Your objective: In the material below, find each line holding the string "with" and copy it.

Exercise material:
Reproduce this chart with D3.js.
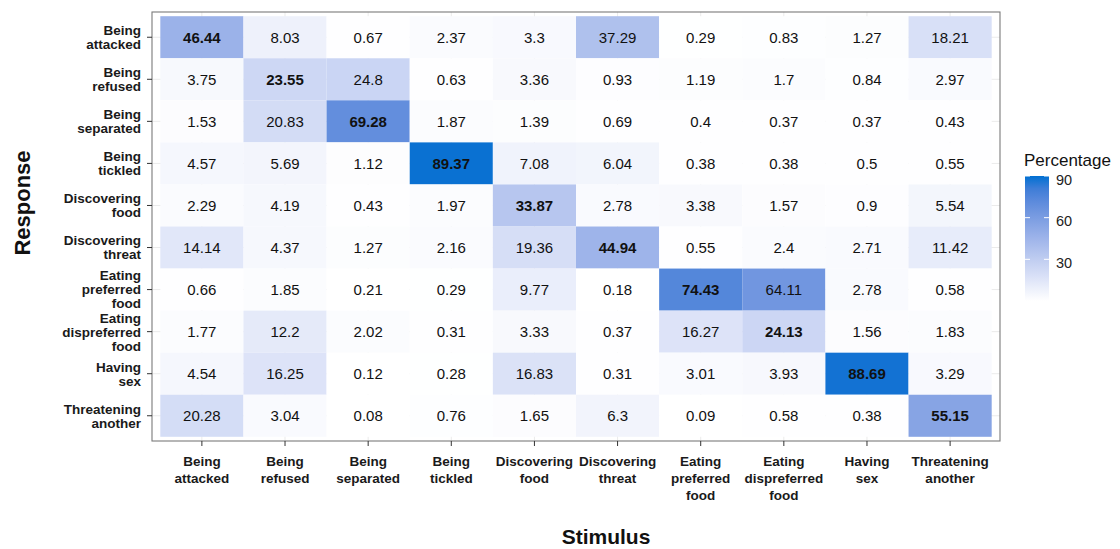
<!DOCTYPE html>
<html>
<head>
<meta charset="utf-8">
<script src="https://cdn.jsdelivr.net/npm/d3@7"></script>
<style>
  html, body { margin: 0; padding: 0; background: #fff; }
  svg { display: block; font-family: "Liberation Sans", Arial, sans-serif; }
</style>
</head>
<body>
<svg id="chart" width="1120" height="549"></svg>
<script>
// Stimulus categories (columns) and response categories (rows)
const stimuli = ["Being attacked", "Being refused", "Being separated", "Being tickled",
  "Discovering food", "Discovering threat", "Eating preferred food",
  "Eating dispreferred food", "Having sex", "Threatening another"];
const responses = stimuli.slice();

// Axis label line breaks
const labelLines = {
  "Being attacked": ["Being", "attacked"],
  "Being refused": ["Being", "refused"],
  "Being separated": ["Being", "separated"],
  "Being tickled": ["Being", "tickled"],
  "Discovering food": ["Discovering", "food"],
  "Discovering threat": ["Discovering", "threat"],
  "Eating preferred food": ["Eating", "preferred", "food"],
  "Eating dispreferred food": ["Eating", "dispreferred", "food"],
  "Having sex": ["Having", "sex"],
  "Threatening another": ["Threatening", "another"]
};

// Percentages, one array per response row, ordered by stimulus
const rowBeingAttacked      = [46.44, 8.03, 0.67, 2.37, 3.3, 37.29, 0.29, 0.83, 1.27, 18.21];
const rowBeingRefused       = [3.75, 23.55, 24.8, 0.63, 3.36, 0.93, 1.19, 1.7, 0.84, 2.97];
const rowBeingSeparated     = [1.53, 20.83, 69.28, 1.87, 1.39, 0.69, 0.4, 0.37, 0.37, 0.43];
const rowBeingTickled       = [4.57, 5.69, 1.12, 89.37, 7.08, 6.04, 0.38, 0.38, 0.5, 0.55];
const rowDiscoveringFood    = [2.29, 4.19, 0.43, 1.97, 33.87, 2.78, 3.38, 1.57, 0.9, 5.54];
const rowDiscoveringThreat  = [14.14, 4.37, 1.27, 2.16, 19.36, 44.94, 0.55, 2.4, 2.71, 11.42];
const rowEatingPreferred    = [0.66, 1.85, 0.21, 0.29, 9.77, 0.18, 74.43, 64.11, 2.78, 0.58];
const rowEatingDispreferred = [1.77, 12.2, 2.02, 0.31, 3.33, 0.37, 16.27, 24.13, 1.56, 1.83];
const rowHavingSex          = [4.54, 16.25, 0.12, 0.28, 16.83, 0.31, 3.01, 3.93, 88.69, 3.29];
const rowThreatening        = [20.28, 3.04, 0.08, 0.76, 1.65, 6.3, 0.09, 0.58, 0.38, 55.15];

const rows = [rowBeingAttacked, rowBeingRefused, rowBeingSeparated, rowBeingTickled,
  rowDiscoveringFood, rowDiscoveringThreat, rowEatingPreferred, rowEatingDispreferred,
  rowHavingSex, rowThreatening];

const legendTicks = [30, 60, 90];

const cells = [];
rows.forEach((vals, i) => vals.forEach((v, j) => {
  cells.push({ response: responses[i], stimulus: stimuli[j], value: v, diag: i === j });
}));

const svg = d3.select("#chart");
const panel = { left: 152, right: 1000, top: 12, bottom: 441 };

const x = d3.scaleBand().domain(stimuli).range([panel.left, panel.right])
  .paddingInner(0).paddingOuter(0.1);
const y = d3.scaleBand().domain(responses).range([panel.top, panel.bottom])
  .paddingInner(0).paddingOuter(0.1);

const color = d3.scaleLinear().domain([0, 90]).range(["#ffffff", "#0070d2"])
  .interpolate(d3.interpolateLab).clamp(true);

// Panel background and grid lines at category centres
svg.append("rect")
  .attr("x", panel.left).attr("y", panel.top)
  .attr("width", panel.right - panel.left).attr("height", panel.bottom - panel.top)
  .attr("fill", "#fff");
const grid = svg.append("g").attr("stroke", "#ebebeb").attr("stroke-width", 1);
grid.selectAll("line.v").data(stimuli).join("line")
  .attr("x1", d => x(d) + x.bandwidth() / 2).attr("x2", d => x(d) + x.bandwidth() / 2)
  .attr("y1", panel.top).attr("y2", panel.bottom);
grid.selectAll("line.h").data(responses).join("line")
  .attr("y1", d => y(d) + y.bandwidth() / 2).attr("y2", d => y(d) + y.bandwidth() / 2)
  .attr("x1", panel.left).attr("x2", panel.right);

// Tiles
svg.append("g").selectAll("rect").data(cells).join("rect")
  .attr("x", d => x(d.stimulus)).attr("y", d => y(d.response))
  .attr("width", x.bandwidth()).attr("height", y.bandwidth())
  .attr("fill", d => color(d.value));

// Tile value labels
svg.append("g").selectAll("text").data(cells).join("text")
  .attr("x", d => x(d.stimulus) + x.bandwidth() / 2)
  .attr("y", d => y(d.response) + y.bandwidth() / 2)
  .attr("dy", "0.36em")
  .attr("text-anchor", "middle")
  .attr("font-size", 15)
  .attr("font-weight", d => d.diag ? "bold" : "normal")
  .attr("fill", "#111")
  .text(d => String(d.value));

// Panel border
svg.append("rect")
  .attr("x", panel.left).attr("y", panel.top)
  .attr("width", panel.right - panel.left).attr("height", panel.bottom - panel.top)
  .attr("fill", "none").attr("stroke", "#7a7a7a").attr("stroke-width", 1.1);

// X axis
const xAxis = svg.append("g")
  .attr("transform", `translate(0,${panel.bottom})`)
  .call(d3.axisBottom(x).tickSize(5).tickPadding(4).tickFormat(""));
xAxis.select(".domain").remove();
xAxis.selectAll(".tick line").attr("stroke", "#333");
xAxis.selectAll(".tick").each(function(d) {
  const t = d3.select(this).append("text")
    .attr("text-anchor", "middle").attr("fill", "#1a1a1a")
    .attr("font-size", 13.5).attr("font-weight", "bold");
  labelLines[d].forEach((ln, k) => {
    t.append("tspan").attr("x", 0).attr("y", 25 + k * 17).text(ln);
  });
});

// Y axis
const yAxis = svg.append("g")
  .attr("transform", `translate(${panel.left},0)`)
  .call(d3.axisLeft(y).tickSize(5).tickPadding(4).tickFormat(""));
yAxis.select(".domain").remove();
yAxis.selectAll(".tick line").attr("stroke", "#333");
yAxis.selectAll(".tick").each(function(d) {
  const lines = labelLines[d];
  const lh = 14;
  const t = d3.select(this).append("text")
    .attr("text-anchor", "end").attr("fill", "#1a1a1a")
    .attr("font-size", 13.5).attr("font-weight", "bold");
  lines.forEach((ln, k) => {
    t.append("tspan").attr("x", -11)
      .attr("y", (k - (lines.length - 1) / 2) * lh)
      .attr("dy", "0.36em").text(ln);
  });
});

// Axis titles
svg.append("text")
  .attr("x", 606).attr("y", 544)
  .attr("text-anchor", "middle").attr("font-size", 21).attr("font-weight", "bold")
  .attr("fill", "#111").text("Stimulus");
svg.append("text")
  .attr("transform", "translate(30,203) rotate(-90)")
  .attr("text-anchor", "middle").attr("font-size", 22).attr("font-weight", "bold")
  .attr("fill", "#111").text("Response");

// Colour bar legend
const bar = { x: 1025, w: 24, top: 176, bottom: 301 };
const ly = d3.scaleLinear().domain(color.domain()).range([bar.bottom, bar.top]);
const defs = svg.append("defs");
const grad = defs.append("linearGradient").attr("id", "pctGrad")
  .attr("x1", 0).attr("y1", 1).attr("x2", 0).attr("y2", 0);
d3.range(0, 1.0001, 0.1).forEach(t => {
  grad.append("stop").attr("offset", t)
    .attr("stop-color", color(color.domain()[0] + t * (color.domain()[1] - color.domain()[0])));
});
svg.append("rect")
  .attr("x", bar.x).attr("y", bar.top)
  .attr("width", bar.w).attr("height", bar.bottom - bar.top)
  .attr("fill", "url(#pctGrad)");
const lg = svg.append("g");
lg.selectAll("line.l").data(legendTicks).join("line")
  .attr("x1", bar.x).attr("x2", bar.x + 5)
  .attr("y1", d => ly(d)).attr("y2", d => ly(d))
  .attr("stroke", "#fff").attr("stroke-width", 1);
lg.selectAll("line.r").data(legendTicks).join("line")
  .attr("x1", bar.x + bar.w - 5).attr("x2", bar.x + bar.w)
  .attr("y1", d => ly(d)).attr("y2", d => ly(d))
  .attr("stroke", "#fff").attr("stroke-width", 1);
lg.selectAll("text").data(legendTicks).join("text")
  .attr("x", bar.x + bar.w + 7).attr("y", d => ly(d) + 4)
  .attr("dy", "0.32em").attr("font-size", 14.5).attr("fill", "#222")
  .text(d => d);
svg.append("text")
  .attr("x", 1024).attr("y", 166)
  .attr("font-size", 17).attr("fill", "#111").text("Percentage");
</script>
</body>
</html>
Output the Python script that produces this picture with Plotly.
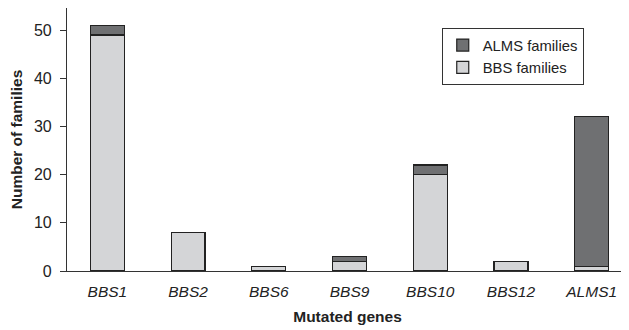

Response:
Reproduce this chart with D3.js.
Output the Python script that produces this picture with Plotly.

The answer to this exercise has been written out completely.